Spalał psy w piecu. Dlaczego został wypuszczony na wolność?
Mężczyzna oskarżony o zabicie i spalenie psów został przesłuchany i przyznał się do winy. Po czym prokurator uznał, że areszt dla sprawcy nie jest konieczny i wypuścił go na wolność.
W przypadku aresztu prawo jest po stronie oprawcy zwierząt.
Kodeks karny mówi, że areszt można zastosować dla osób, które zagrożone są karą pozbawienia wolności powyżej lat 8. W przypadku zabicia zwierząt i to nawet ze szczególnym okrucieństwem najwyższa dopuszczalna kara to 5 lat pozbawienia wolności.

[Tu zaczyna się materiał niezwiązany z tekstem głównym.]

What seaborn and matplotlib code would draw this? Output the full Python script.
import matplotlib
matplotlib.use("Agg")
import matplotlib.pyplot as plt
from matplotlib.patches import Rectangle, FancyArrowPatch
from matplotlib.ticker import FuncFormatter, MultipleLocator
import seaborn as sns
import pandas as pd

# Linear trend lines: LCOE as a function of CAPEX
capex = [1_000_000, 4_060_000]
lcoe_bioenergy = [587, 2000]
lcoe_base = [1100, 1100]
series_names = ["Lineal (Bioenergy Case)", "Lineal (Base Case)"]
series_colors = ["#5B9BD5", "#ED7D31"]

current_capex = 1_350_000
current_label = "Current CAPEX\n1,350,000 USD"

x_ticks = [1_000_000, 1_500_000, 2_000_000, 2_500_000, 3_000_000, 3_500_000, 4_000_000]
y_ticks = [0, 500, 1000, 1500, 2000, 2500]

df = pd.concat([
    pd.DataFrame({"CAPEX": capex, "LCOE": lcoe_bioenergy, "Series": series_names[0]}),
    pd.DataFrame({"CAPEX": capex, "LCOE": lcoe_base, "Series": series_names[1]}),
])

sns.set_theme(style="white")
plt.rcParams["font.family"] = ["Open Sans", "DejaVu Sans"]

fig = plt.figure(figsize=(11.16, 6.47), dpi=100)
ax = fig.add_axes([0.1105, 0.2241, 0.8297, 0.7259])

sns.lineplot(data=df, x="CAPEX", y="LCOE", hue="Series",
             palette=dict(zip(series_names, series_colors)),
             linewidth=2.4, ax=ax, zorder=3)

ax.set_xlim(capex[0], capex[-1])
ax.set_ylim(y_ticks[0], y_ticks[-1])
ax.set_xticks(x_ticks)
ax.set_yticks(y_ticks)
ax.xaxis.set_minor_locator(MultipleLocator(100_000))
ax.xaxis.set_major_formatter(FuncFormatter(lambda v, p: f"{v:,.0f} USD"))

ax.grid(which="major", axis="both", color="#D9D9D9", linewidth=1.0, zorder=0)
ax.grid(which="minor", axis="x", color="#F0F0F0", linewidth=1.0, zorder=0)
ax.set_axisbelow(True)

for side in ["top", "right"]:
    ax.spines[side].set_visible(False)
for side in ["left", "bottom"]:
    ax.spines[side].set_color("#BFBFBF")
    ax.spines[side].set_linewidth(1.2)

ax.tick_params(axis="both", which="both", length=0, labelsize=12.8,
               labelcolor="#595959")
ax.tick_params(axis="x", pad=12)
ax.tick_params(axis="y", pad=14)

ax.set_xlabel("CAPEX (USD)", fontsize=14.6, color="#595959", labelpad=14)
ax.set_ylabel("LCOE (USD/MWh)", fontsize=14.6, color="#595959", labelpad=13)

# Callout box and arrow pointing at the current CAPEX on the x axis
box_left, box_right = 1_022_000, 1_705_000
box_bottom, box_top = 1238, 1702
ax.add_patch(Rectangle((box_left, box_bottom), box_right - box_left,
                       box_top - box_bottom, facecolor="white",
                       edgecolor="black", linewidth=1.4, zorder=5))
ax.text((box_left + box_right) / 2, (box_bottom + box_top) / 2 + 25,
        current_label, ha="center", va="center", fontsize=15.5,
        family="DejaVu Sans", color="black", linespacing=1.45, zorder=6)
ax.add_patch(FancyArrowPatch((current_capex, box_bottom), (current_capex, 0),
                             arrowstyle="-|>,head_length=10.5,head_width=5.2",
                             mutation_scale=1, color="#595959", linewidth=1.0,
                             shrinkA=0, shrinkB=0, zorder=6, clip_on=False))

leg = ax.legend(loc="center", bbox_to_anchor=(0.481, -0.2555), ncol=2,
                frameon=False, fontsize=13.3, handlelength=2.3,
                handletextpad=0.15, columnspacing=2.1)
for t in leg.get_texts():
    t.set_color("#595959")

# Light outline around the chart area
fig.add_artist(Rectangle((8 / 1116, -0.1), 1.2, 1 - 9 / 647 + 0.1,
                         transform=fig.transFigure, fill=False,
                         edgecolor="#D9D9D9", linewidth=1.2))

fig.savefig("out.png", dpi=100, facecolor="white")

Prokuratura nie zastosowała wobec mordercy psów środka zapobiegawczego w postaci aresztu gdyż tak mówi kodeks karny. Natomiast zastosowano wobec niego dozór policyjny, mężczyzna musi 3 razy w tygodniu zjawić się na ostrowskiej Komendzie.
Internauci od kilku dni dają upust swoim emocjom na profilach facebookowych, poprzez który informowano o działaniach związanych z bestialskim traktowaniu nad psami w Śliwnikach. Jak można zauważyć, na lokalnych portalach medialnych internauci są oburzeni faktem, że człowiek może być zdolny do tak okrutnych czynów. Pojawiają się nawet groźby w kierunku sprawcy. Komentujący chcą także poznać jego dane osobowe.

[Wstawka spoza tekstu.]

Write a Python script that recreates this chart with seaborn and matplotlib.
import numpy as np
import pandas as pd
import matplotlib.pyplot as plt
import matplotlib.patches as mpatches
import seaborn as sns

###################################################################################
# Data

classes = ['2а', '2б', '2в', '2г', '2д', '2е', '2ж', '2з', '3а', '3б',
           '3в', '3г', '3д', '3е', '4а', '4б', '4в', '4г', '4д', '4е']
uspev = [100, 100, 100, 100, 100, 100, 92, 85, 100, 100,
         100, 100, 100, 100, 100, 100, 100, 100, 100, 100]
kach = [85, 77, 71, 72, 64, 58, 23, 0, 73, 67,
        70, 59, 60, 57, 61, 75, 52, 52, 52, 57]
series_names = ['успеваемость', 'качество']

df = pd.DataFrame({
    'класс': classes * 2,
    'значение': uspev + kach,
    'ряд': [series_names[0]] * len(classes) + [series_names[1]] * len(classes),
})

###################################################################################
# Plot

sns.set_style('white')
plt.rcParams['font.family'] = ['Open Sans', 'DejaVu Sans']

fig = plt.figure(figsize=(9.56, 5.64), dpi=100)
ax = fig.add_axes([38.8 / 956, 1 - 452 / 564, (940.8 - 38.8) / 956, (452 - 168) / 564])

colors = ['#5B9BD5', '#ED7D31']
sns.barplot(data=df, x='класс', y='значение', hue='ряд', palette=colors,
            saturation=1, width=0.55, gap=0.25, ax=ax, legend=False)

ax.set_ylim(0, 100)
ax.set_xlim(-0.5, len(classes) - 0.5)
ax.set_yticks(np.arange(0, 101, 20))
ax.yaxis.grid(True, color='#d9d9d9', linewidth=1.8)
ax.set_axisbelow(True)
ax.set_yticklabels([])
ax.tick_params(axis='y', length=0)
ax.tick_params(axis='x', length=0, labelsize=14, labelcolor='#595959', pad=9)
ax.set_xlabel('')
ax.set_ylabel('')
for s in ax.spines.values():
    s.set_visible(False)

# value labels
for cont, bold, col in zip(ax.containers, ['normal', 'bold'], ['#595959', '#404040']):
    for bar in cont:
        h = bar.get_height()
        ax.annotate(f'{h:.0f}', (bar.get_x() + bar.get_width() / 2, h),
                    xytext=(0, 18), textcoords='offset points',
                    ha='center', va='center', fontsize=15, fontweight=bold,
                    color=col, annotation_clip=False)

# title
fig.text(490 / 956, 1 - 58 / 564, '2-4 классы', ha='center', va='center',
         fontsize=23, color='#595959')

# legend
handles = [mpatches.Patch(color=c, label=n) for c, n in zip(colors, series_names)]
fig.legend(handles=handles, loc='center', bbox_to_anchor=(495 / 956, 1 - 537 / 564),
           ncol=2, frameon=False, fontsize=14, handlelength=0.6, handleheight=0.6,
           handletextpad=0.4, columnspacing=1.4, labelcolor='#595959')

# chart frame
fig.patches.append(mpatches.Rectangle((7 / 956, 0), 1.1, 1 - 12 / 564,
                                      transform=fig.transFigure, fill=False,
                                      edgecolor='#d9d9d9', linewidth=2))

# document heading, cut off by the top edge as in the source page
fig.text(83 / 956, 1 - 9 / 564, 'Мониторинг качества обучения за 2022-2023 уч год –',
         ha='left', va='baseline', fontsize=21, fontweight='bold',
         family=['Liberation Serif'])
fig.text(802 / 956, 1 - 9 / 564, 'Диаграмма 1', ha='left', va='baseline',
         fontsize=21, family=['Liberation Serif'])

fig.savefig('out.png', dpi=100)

Obecnie policjanci pod nadzorem prokuratora ustalają dokładne okoliczności sprawy ze Śliwnik. Po ustaleniu wszystkich faktów mężczyzna najprawdopodobniej stanie przed sądem, który zadecyduje o wymiarze kary.
Warto przypomnieć, że w ostatnim czasie sąd zadecydował, że za zabijanie karpi bez ogłuszenia mężczyzna ma trafić do więzienia na 3 miesiące. Tamten wyrok jest jednak jeszcze nieprawomocny.